If any of that makes sense.
The amazing part was the re-connection, the re-inspiration toward all things written and being able to see myself even more infusing my class with purposeful writing that will aid in their college transition. One high school classmate lives locally, with a son, and is in social work. We instantly connected again, and I was happy that while we had been loose friends in high school, there just lacked the emotional drama of one of the innermost circle of friends might have had.
And the poet.
Powerful.
The imagery in The Moons spoke volumes, and there’s something magical about hearing the words spoken aloud by the writer creator. Almost like bearing witness when God spoke the world into existence.

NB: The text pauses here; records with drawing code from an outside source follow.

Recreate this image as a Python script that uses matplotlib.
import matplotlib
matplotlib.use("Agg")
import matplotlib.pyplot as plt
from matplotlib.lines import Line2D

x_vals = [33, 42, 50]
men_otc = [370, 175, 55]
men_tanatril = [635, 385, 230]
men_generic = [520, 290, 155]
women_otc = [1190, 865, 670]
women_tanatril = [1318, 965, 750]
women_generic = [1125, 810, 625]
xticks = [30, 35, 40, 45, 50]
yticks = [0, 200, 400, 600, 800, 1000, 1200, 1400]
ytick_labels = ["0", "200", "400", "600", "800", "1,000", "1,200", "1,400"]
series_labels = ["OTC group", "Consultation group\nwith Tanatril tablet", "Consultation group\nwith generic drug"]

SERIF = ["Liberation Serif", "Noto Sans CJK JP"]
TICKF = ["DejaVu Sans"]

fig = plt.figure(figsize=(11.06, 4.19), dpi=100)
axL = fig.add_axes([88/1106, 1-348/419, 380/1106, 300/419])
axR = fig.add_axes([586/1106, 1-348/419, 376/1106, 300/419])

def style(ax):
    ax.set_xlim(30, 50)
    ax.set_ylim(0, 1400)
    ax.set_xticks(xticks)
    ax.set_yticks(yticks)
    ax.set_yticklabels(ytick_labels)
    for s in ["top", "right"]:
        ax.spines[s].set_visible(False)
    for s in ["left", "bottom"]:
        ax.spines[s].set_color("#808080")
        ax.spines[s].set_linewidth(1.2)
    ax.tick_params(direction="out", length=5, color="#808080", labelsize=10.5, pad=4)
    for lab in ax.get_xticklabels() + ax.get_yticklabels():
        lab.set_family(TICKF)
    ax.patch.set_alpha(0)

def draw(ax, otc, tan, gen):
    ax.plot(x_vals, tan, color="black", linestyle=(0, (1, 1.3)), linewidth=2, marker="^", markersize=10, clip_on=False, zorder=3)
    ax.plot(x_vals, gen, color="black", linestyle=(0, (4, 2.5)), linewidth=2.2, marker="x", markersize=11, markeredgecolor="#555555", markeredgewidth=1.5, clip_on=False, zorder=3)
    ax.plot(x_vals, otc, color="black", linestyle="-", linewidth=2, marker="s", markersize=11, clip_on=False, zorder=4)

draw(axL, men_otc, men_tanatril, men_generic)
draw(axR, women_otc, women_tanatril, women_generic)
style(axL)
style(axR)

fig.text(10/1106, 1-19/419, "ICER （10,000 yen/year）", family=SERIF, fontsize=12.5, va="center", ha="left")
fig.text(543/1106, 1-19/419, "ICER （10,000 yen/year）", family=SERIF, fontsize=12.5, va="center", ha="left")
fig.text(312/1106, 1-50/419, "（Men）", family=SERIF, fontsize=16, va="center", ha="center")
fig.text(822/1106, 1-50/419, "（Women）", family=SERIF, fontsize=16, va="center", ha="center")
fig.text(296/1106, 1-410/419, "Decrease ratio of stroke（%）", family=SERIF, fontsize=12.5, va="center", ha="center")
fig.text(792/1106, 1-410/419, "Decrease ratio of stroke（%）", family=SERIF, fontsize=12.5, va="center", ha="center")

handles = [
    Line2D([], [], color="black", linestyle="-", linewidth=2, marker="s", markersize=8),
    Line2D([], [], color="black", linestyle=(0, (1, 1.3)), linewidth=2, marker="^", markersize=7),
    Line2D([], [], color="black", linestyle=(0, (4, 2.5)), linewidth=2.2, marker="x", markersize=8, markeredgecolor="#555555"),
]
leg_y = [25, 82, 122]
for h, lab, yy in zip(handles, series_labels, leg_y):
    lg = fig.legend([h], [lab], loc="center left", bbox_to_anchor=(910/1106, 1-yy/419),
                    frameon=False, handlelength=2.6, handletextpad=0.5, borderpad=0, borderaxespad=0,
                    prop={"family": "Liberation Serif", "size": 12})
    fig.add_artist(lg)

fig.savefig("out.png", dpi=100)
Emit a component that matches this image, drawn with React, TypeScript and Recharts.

And afterward, the poet, the re-acquaintance and a few others, ran between fat Seattle raindrops to a local coffee shop to indulge in their velvet foam lattes. We talked about being mothers, being working moms and trying to find balance (as I explained to one, non-mom, why I was at the reading minus Potamus, even though it was the weekend). We talked about education, for the poet’s day job is the high school version of mine. The social worker and I made loose plans for happy hour sometime in the next few weeks.

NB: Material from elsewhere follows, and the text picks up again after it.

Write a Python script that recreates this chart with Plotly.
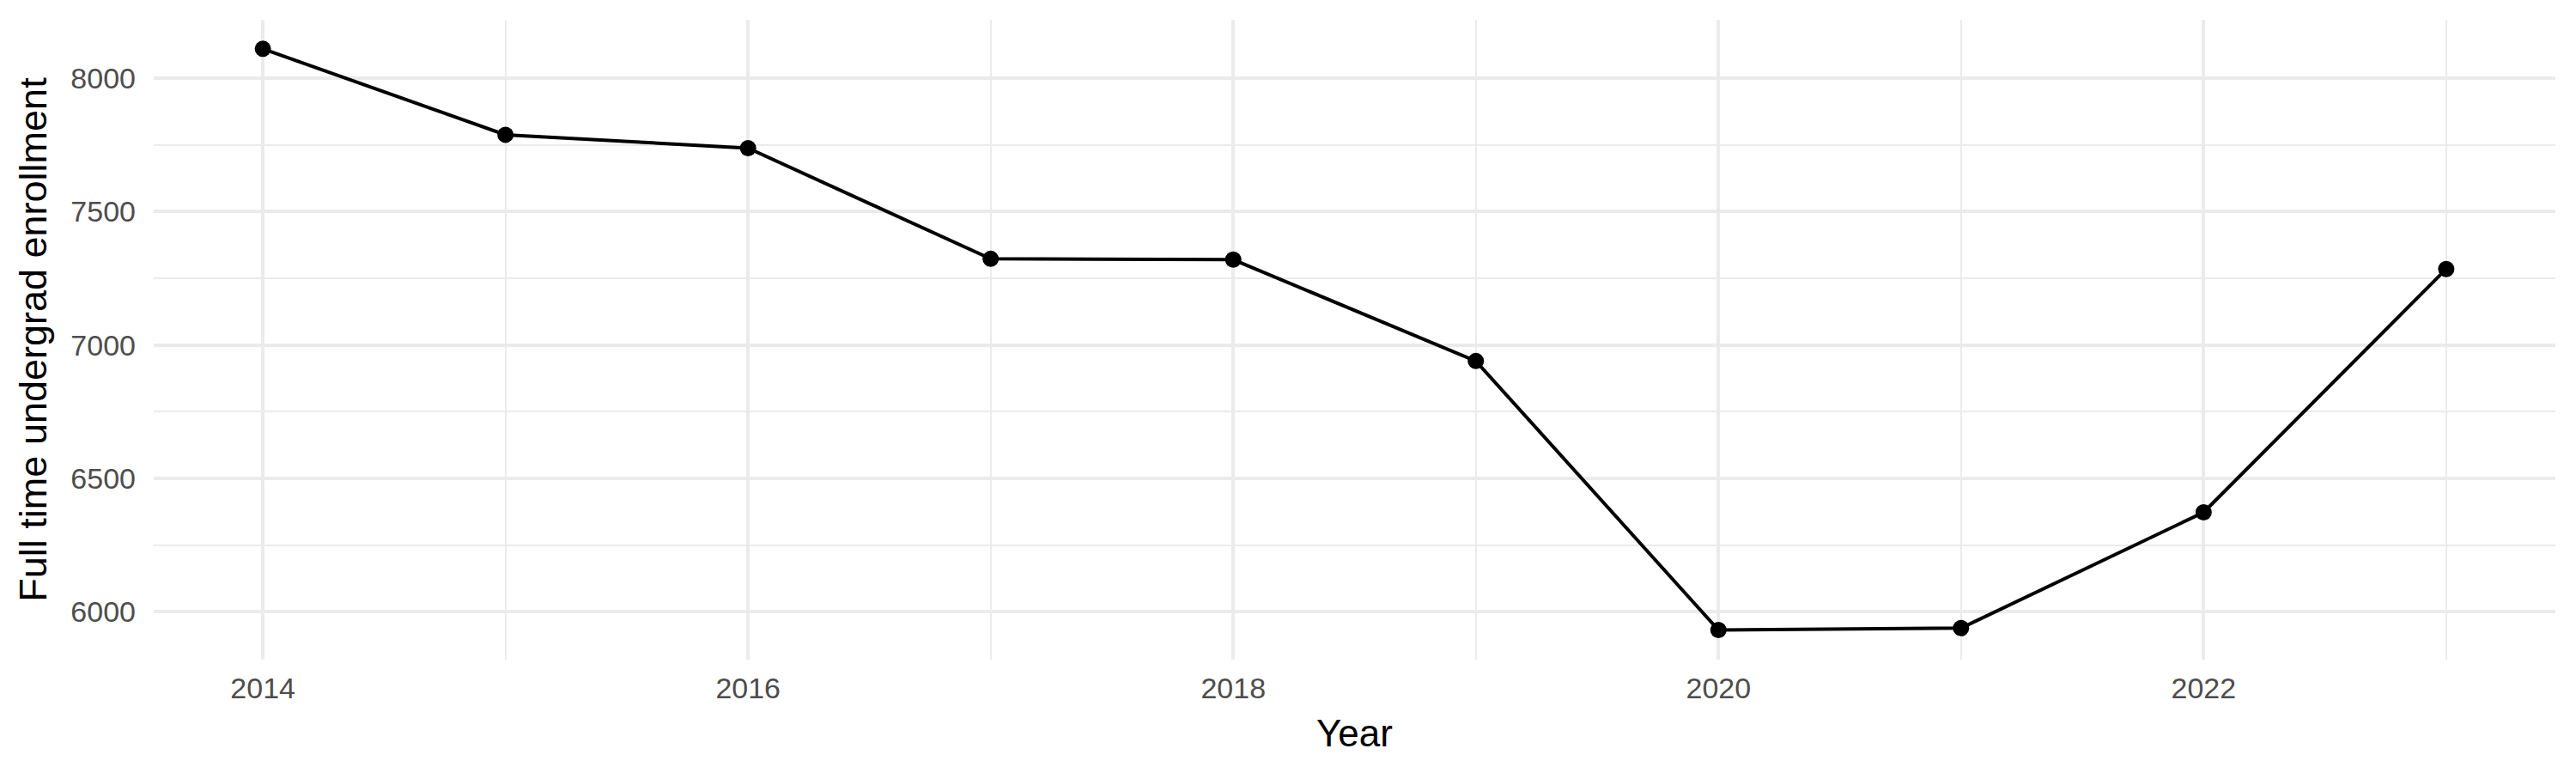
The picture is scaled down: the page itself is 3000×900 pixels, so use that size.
import plotly.graph_objects as go

years = [2014, 2015, 2016, 2017, 2018, 2019, 2020, 2021, 2022, 2023]
enrollment = [8110, 7788, 7738, 7323, 7320, 6940, 5932, 5939, 6373, 7285]

x_ticks = [2014, 2016, 2018, 2020, 2022]
y_ticks = [6000, 6500, 7000, 7500, 8000]

fig = go.Figure()
fig.add_trace(go.Scatter(
    x=years, y=enrollment,
    mode="lines+markers",
    line=dict(color="black", width=4),
    marker=dict(color="black", size=19),
    showlegend=False,
))

grid = "#EBEBEB"
# page body has an 8px margin, so the margins are shifted to compensate
fig.update_layout(
    width=3000, height=900,
    margin=dict(l=171, r=32, t=15, b=140),
    paper_bgcolor="white", plot_bgcolor="white",
    font=dict(family="Liberation Sans, Arial, sans-serif", color="black"),
)
fig.update_xaxes(
    range=[2013.55, 2023.45],
    tickvals=x_ticks, ticktext=[str(v) for v in x_ticks],
    tickfont=dict(size=34, color="#4D4D4D"),
    showgrid=True, gridcolor=grid, gridwidth=4,
    minor=dict(tickvals=[2015, 2017, 2019, 2021, 2023], showgrid=True, gridcolor=grid, gridwidth=2),
    zeroline=False, showline=False, ticks="", ticklabelstandoff=10,
    automargin=False,
    title=dict(text="Year", font=dict(size=44), standoff=19),
)
fig.update_yaxes(
    range=[5821, 8219],
    tickvals=y_ticks, ticktext=[str(v) for v in y_ticks],
    tickfont=dict(size=34, color="#4D4D4D"),
    showgrid=True, gridcolor=grid, gridwidth=4,
    minor=dict(tickvals=[6250, 6750, 7250, 7750], showgrid=True, gridcolor=grid, gridwidth=2),
    zeroline=False, showline=False, ticks="", ticklabelstandoff=20,
    automargin=False,
    title=dict(text="Full time undergrad enrollment", font=dict(size=45), standoff=13),
)

fig.write_html("out.html")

We didn’t talk about writing.
Clearly I know the poet writes, and don’t know if the Social Worker does.
What I do know, is that I do not. Not pen-to-paper soul writing like I used to.
My feelings about it are complex.
In one vein, I long to spend those hours, or scrape together seconds to jot something down (even unsafely, like, while driving down the freeway) so that the words can create something true. I wish to be less distracted by shiny blue/white screens that flash instant distraction and updates. I want to keep record, somehow, of my life both inside and outside of motherhood. And even on the way home from the reading, an entire book idea came, fully formed (in big thought) into my mind, and the “simple” act would be to somehow get it from brain to paper.
The other part of me is scared.
Because writing and mental illness are blood-brothers, and I have been trying to live a quiet, simple type life.